== Stated goal ==
Beginning with the first line, set down every line through the one containing "var ideal4 = [0.092, 0.018, 0.00105, 0.000016];", exactly as it appears, but not the pictures.

== Collected data ==
---------------
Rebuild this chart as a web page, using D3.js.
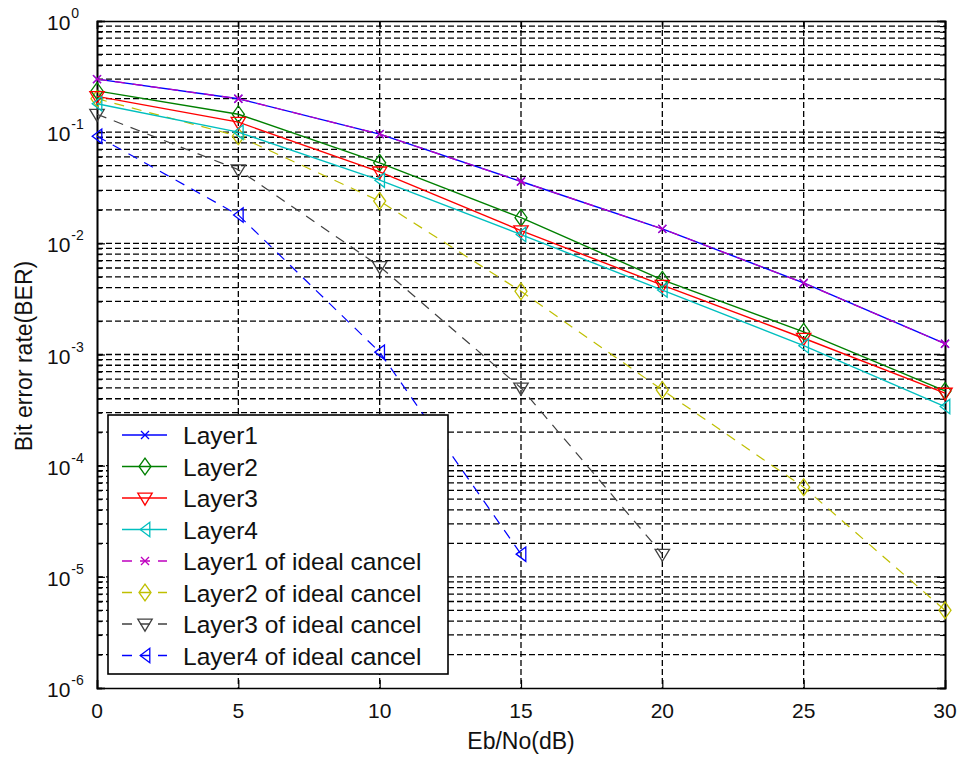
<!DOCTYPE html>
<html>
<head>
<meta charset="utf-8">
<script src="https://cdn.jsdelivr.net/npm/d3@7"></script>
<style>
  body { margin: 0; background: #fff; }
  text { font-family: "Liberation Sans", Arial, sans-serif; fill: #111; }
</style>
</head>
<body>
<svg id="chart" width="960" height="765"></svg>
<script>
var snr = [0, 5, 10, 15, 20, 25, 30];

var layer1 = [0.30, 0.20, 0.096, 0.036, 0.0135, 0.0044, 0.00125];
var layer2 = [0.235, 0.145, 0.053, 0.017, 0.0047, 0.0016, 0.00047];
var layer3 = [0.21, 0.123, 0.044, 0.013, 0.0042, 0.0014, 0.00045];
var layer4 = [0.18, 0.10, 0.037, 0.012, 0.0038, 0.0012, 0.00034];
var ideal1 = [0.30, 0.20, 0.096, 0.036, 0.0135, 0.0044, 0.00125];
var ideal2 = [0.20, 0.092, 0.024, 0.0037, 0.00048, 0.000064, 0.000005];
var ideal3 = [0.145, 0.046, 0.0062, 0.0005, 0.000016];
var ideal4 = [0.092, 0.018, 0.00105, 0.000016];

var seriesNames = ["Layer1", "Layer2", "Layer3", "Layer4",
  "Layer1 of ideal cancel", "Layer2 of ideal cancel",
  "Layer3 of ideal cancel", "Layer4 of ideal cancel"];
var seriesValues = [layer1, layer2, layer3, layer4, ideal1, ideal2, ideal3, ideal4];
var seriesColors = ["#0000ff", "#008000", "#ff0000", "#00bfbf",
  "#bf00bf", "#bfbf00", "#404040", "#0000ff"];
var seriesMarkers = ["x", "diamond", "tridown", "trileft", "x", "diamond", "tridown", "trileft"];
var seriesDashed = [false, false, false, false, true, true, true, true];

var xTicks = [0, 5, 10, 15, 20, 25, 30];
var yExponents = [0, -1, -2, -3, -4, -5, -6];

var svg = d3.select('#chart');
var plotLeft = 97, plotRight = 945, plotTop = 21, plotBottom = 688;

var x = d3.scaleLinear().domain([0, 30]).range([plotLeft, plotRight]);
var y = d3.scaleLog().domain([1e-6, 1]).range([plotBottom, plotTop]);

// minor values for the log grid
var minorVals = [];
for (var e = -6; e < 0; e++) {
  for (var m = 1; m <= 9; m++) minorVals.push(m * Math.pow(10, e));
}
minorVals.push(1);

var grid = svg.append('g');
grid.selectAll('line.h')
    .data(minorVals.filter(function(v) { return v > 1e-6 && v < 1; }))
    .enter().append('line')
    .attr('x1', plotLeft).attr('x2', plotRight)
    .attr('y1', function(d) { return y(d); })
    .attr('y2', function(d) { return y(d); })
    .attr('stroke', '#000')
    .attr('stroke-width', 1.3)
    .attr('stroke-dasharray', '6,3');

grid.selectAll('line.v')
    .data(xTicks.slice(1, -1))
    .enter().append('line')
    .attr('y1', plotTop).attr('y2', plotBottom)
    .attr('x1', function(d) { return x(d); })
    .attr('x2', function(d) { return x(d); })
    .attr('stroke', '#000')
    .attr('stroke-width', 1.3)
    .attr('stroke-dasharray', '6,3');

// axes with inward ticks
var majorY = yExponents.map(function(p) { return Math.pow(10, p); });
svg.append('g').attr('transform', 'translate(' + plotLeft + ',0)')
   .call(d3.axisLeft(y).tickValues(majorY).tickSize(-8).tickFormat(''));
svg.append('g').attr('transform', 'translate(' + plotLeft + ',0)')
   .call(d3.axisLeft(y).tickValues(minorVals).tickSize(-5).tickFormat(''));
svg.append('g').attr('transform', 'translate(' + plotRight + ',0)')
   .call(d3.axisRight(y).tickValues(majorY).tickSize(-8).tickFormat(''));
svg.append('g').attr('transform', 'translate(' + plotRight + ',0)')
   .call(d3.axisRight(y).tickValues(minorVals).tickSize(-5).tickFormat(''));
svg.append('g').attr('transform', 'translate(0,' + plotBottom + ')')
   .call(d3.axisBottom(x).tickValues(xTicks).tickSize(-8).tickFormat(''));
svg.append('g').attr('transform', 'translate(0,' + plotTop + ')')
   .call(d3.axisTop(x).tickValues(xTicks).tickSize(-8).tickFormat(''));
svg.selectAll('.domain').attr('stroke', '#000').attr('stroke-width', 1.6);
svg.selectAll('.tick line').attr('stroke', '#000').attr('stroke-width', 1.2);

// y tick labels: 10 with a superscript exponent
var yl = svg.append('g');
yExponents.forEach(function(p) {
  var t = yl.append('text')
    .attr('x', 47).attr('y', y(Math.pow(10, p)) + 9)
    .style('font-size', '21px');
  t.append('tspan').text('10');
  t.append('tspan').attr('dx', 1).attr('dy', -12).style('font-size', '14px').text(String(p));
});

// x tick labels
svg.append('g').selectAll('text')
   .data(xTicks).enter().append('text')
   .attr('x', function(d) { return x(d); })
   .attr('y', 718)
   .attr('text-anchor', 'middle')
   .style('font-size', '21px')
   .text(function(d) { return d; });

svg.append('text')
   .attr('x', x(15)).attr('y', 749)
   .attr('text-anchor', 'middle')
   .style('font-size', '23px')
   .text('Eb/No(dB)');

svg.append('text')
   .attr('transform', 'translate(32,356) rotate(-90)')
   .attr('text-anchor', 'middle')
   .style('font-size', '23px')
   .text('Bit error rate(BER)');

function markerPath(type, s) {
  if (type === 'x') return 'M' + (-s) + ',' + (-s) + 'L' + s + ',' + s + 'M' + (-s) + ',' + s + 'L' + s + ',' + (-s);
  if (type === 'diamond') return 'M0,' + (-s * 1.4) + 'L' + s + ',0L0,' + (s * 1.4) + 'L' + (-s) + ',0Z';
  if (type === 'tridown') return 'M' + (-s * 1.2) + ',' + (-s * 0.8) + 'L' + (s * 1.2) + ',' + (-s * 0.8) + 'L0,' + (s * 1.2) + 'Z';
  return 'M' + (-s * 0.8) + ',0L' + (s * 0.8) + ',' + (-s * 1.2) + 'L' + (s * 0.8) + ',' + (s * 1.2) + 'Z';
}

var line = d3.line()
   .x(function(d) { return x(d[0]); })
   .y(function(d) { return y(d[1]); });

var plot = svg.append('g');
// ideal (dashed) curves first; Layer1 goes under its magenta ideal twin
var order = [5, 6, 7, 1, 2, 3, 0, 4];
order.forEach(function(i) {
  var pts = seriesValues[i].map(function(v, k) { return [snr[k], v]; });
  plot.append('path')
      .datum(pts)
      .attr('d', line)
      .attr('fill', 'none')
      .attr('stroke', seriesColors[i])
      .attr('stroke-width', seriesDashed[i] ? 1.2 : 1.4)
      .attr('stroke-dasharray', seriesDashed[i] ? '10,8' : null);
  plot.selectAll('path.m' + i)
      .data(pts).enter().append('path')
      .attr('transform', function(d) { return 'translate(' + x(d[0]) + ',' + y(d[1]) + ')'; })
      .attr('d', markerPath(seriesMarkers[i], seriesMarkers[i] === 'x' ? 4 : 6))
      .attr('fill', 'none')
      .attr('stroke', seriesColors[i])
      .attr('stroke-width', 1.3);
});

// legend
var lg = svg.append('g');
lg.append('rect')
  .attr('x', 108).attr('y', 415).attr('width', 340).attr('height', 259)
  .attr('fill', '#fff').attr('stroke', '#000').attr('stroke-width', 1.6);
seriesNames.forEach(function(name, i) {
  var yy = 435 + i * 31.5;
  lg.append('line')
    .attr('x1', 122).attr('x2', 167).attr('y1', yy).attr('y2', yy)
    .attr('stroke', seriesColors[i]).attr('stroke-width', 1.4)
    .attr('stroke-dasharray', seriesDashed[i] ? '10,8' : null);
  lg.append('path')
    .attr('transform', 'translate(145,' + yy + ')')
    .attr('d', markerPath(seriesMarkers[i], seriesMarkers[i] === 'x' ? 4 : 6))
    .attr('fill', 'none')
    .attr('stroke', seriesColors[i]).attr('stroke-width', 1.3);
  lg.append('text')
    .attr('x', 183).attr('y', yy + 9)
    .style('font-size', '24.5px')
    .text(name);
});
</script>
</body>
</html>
---------------
== Result for this task ==
Rebuild this chart as a web page, using D3.js.
<!DOCTYPE html>
<html>
<head>
<meta charset="utf-8">
<script src="https://cdn.jsdelivr.net/npm/d3@7"></script>
<style>
  body { margin: 0; background: #fff; }
  text { font-family: "Liberation Sans", Arial, sans-serif; fill: #111; }
</style>
</head>
<body>
<svg id="chart" width="960" height="765"></svg>
<script>
var snr = [0, 5, 10, 15, 20, 25, 30];

var layer1 = [0.30, 0.20, 0.096, 0.036, 0.0135, 0.0044, 0.00125];
var layer2 = [0.235, 0.145, 0.053, 0.017, 0.0047, 0.0016, 0.00047];
var layer3 = [0.21, 0.123, 0.044, 0.013, 0.0042, 0.0014, 0.00045];
var layer4 = [0.18, 0.10, 0.037, 0.012, 0.0038, 0.0012, 0.00034];
var ideal1 = [0.30, 0.20, 0.096, 0.036, 0.0135, 0.0044, 0.00125];
var ideal2 = [0.20, 0.092, 0.024, 0.0037, 0.00048, 0.000064, 0.000005];
var ideal3 = [0.145, 0.046, 0.0062, 0.0005, 0.000016];
var ideal4 = [0.092, 0.018, 0.00105, 0.000016];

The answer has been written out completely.